** Problem to solve **
Among the entries that follow, locate the line with "Rebuild this chart" and the line with "from matplotlib.patches import Rectangle". Output those lines and all lines in between, exactly, minus the pictures.

** Source material **
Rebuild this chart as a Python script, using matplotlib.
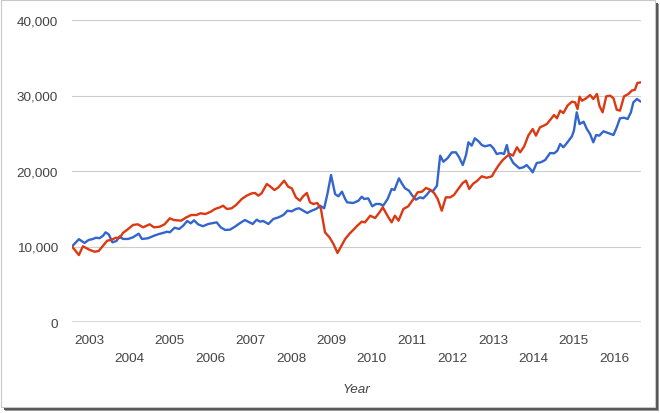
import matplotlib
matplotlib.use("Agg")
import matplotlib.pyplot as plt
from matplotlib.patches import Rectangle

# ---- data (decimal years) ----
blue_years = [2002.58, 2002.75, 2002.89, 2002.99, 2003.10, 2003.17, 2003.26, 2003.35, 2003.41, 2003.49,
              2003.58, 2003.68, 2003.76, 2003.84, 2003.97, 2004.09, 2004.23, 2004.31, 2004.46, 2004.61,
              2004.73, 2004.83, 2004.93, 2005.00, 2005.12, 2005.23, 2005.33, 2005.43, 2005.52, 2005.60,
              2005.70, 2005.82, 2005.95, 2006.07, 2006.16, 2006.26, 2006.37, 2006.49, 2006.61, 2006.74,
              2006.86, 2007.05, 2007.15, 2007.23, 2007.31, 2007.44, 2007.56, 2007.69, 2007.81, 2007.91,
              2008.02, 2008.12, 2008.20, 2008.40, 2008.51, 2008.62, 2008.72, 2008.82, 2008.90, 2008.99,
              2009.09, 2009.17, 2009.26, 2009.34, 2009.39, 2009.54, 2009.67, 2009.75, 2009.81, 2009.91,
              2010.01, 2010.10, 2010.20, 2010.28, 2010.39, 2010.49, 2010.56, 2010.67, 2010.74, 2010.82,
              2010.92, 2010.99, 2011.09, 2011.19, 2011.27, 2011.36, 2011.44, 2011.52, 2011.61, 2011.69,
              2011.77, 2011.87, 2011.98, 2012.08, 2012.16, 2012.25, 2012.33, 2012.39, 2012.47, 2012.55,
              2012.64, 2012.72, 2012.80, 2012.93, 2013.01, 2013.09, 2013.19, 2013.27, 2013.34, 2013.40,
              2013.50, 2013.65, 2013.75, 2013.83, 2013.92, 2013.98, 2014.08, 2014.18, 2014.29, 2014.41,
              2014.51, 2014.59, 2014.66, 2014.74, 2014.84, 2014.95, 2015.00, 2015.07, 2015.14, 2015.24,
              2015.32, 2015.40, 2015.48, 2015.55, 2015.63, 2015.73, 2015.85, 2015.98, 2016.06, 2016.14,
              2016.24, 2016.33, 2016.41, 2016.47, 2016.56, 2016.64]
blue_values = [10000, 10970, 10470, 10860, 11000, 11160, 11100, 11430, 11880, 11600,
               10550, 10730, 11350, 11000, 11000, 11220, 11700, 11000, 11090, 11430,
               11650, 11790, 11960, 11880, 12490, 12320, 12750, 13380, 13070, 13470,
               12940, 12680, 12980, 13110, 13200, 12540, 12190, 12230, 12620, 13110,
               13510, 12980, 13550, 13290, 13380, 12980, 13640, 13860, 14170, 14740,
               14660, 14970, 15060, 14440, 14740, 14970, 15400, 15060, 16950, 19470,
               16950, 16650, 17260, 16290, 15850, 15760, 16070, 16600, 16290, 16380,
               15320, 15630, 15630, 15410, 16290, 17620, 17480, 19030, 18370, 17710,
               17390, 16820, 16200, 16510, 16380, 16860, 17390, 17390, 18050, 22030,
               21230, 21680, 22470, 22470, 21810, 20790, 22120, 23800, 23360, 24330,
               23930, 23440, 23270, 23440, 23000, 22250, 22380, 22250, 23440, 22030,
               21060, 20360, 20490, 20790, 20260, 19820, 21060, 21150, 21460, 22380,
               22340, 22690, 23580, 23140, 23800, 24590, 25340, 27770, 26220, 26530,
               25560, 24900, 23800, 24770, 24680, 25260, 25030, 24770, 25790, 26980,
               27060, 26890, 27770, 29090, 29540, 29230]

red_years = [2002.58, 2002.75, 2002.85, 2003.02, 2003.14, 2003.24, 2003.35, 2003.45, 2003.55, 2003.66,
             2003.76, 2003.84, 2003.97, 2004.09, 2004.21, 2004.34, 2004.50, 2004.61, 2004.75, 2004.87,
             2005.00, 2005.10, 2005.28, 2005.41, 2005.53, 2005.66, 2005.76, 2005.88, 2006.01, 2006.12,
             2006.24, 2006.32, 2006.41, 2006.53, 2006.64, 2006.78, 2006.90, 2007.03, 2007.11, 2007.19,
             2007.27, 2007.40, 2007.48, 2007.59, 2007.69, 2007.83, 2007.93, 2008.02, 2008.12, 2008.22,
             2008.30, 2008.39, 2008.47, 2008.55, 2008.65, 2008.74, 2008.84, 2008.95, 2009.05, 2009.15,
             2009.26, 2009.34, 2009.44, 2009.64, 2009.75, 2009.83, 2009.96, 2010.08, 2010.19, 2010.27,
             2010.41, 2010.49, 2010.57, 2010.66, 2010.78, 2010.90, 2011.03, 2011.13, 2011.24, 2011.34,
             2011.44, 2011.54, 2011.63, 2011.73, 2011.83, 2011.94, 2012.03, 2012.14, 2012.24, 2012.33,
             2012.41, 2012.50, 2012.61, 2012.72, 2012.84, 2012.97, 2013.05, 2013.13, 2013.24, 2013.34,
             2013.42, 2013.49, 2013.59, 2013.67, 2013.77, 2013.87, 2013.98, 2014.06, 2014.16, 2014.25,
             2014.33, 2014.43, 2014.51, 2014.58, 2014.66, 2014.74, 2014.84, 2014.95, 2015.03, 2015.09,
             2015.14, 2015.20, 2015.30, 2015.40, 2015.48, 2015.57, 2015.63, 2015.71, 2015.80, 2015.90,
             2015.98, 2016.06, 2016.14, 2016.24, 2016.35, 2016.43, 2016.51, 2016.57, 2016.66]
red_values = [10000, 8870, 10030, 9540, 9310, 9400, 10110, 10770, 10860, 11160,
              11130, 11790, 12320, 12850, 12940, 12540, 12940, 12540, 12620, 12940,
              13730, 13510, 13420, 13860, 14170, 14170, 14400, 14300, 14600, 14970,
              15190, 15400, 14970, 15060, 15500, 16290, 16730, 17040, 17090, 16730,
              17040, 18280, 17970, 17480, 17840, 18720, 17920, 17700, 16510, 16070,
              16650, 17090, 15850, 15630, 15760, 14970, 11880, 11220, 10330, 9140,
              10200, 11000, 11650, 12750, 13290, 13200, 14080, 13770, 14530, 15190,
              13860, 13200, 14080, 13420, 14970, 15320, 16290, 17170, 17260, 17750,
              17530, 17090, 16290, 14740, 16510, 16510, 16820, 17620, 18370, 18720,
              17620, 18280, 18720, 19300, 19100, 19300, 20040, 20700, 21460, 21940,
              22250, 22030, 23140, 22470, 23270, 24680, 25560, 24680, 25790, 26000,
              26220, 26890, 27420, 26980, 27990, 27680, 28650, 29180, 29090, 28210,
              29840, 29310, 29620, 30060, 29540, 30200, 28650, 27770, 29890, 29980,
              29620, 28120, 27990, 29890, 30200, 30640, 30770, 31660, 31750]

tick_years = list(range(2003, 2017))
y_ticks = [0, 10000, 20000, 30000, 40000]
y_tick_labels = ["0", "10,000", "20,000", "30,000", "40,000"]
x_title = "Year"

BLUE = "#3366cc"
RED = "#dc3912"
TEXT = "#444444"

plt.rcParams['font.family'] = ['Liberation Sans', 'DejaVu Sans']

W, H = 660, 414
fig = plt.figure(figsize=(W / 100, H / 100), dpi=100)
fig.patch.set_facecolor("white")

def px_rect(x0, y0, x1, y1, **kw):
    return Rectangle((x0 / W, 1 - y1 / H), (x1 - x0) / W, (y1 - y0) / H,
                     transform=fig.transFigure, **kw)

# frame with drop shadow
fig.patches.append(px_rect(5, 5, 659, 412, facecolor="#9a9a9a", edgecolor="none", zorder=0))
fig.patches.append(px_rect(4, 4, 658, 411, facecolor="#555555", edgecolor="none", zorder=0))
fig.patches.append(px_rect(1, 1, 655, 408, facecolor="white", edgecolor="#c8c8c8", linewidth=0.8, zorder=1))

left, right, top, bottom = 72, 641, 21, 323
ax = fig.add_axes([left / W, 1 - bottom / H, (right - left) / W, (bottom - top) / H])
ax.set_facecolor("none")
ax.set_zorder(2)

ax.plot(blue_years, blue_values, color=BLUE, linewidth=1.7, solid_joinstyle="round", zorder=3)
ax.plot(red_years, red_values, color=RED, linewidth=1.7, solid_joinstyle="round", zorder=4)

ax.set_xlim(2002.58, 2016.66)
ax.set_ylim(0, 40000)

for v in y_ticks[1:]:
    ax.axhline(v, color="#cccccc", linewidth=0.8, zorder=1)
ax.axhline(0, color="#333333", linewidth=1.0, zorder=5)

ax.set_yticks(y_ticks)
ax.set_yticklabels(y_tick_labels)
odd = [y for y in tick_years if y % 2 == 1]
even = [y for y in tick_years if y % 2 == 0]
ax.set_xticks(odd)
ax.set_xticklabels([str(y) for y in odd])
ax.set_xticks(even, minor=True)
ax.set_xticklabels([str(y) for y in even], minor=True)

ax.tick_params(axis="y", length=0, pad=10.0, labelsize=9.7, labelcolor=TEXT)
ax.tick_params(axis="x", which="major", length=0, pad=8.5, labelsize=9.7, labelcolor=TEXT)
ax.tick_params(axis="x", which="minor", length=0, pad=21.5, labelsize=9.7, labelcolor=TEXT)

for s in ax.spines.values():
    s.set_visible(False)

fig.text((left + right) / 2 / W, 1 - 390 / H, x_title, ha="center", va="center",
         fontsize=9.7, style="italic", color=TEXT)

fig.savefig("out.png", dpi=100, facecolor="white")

...

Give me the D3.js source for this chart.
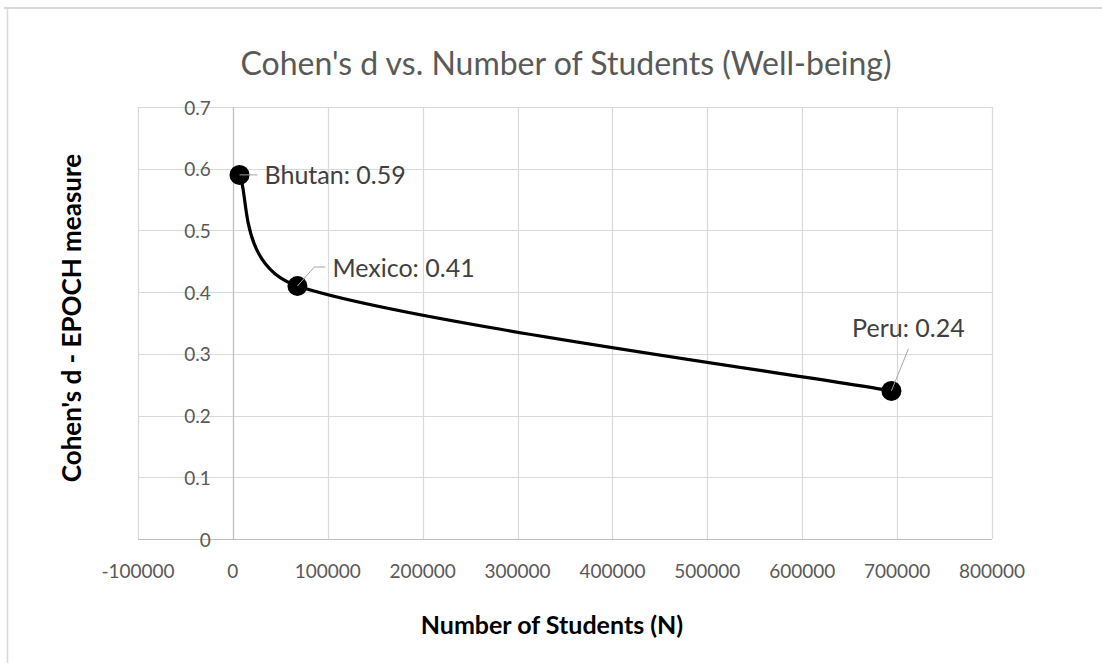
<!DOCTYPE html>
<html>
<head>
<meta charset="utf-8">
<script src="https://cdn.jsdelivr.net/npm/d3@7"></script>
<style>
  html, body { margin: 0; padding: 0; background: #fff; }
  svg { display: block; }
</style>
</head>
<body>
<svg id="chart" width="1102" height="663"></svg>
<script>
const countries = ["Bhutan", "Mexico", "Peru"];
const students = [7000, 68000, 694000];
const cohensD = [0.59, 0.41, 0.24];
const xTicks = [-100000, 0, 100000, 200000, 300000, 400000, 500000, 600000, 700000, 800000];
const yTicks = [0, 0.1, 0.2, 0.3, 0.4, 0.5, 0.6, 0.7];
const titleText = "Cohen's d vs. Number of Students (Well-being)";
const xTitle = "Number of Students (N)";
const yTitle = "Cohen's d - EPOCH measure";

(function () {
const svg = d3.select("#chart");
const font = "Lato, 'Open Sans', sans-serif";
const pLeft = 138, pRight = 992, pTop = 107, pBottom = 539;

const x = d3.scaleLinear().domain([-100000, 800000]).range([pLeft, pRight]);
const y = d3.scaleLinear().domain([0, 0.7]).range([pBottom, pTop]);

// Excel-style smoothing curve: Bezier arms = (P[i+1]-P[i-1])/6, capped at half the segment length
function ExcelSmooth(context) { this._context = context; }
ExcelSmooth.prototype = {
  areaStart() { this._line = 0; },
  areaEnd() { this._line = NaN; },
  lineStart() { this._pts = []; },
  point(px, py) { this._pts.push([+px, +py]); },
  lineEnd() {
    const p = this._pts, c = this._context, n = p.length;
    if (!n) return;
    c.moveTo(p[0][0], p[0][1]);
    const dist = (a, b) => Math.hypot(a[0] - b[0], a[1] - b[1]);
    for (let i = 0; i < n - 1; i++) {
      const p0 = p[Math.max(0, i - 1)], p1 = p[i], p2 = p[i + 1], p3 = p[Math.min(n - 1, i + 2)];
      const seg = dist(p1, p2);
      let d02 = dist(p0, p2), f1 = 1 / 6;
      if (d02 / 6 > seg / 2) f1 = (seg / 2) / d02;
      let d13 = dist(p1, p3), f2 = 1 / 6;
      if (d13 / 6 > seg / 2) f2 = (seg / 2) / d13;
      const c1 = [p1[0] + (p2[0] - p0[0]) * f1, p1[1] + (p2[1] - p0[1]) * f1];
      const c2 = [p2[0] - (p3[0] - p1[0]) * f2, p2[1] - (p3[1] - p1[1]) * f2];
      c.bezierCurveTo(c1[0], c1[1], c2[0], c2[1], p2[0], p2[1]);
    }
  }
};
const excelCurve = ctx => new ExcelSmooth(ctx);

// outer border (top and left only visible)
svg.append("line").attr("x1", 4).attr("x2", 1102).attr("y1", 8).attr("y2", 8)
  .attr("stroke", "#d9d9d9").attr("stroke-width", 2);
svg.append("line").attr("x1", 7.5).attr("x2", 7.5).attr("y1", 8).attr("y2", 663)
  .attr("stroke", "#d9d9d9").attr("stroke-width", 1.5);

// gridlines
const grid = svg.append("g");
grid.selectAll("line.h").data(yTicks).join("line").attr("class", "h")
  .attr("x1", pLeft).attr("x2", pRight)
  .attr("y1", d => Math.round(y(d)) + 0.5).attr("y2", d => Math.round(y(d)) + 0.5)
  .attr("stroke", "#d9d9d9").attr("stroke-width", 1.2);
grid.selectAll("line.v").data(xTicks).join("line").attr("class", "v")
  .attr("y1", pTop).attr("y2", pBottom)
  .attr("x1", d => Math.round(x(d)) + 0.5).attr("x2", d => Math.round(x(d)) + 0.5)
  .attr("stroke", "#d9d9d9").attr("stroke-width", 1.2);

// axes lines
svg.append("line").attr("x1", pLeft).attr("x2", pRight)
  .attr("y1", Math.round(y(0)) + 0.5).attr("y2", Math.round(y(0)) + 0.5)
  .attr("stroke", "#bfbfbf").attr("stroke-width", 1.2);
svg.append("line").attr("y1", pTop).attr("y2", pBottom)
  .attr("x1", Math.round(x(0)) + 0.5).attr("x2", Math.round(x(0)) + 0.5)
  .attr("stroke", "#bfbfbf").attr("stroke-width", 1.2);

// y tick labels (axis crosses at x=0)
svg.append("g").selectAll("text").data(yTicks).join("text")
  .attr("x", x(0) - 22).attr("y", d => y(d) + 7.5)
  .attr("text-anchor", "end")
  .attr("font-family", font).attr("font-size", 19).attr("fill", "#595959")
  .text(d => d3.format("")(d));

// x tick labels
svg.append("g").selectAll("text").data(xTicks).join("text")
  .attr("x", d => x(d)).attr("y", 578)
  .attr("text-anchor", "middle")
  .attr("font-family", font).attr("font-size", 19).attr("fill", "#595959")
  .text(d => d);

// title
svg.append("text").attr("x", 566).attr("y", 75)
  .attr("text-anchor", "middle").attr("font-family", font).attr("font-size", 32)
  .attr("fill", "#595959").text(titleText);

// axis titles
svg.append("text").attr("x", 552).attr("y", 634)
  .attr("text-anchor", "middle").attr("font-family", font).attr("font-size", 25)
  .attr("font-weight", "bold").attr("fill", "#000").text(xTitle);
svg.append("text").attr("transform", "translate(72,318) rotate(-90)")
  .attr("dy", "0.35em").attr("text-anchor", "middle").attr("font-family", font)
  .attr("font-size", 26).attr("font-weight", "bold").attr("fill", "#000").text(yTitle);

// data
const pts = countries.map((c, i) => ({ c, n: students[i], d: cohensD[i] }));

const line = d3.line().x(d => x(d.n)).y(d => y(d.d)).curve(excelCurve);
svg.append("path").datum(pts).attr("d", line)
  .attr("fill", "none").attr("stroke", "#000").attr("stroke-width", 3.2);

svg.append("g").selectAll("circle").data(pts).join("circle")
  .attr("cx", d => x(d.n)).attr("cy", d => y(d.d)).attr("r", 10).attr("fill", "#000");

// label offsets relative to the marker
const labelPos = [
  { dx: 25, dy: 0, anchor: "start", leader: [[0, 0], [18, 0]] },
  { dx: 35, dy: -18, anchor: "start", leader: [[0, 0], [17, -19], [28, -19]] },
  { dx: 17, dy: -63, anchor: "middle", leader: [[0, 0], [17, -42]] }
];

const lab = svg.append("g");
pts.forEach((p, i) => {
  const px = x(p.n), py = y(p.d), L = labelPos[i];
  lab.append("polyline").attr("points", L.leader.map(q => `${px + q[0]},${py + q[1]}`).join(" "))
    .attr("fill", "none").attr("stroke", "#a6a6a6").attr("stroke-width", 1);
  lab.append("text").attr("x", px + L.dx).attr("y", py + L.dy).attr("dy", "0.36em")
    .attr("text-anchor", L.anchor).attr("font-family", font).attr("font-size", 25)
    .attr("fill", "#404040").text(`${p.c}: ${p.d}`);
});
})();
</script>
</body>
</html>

--

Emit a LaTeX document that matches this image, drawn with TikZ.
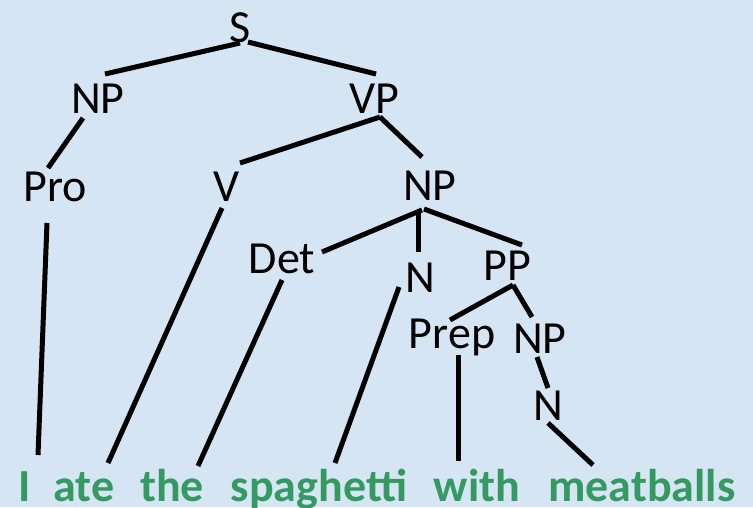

** Answer for this exercise **
Rebuild this chart as a Python script, using matplotlib.
import matplotlib
matplotlib.use("Agg")
import matplotlib.pyplot as plt
from matplotlib.patches import Rectangle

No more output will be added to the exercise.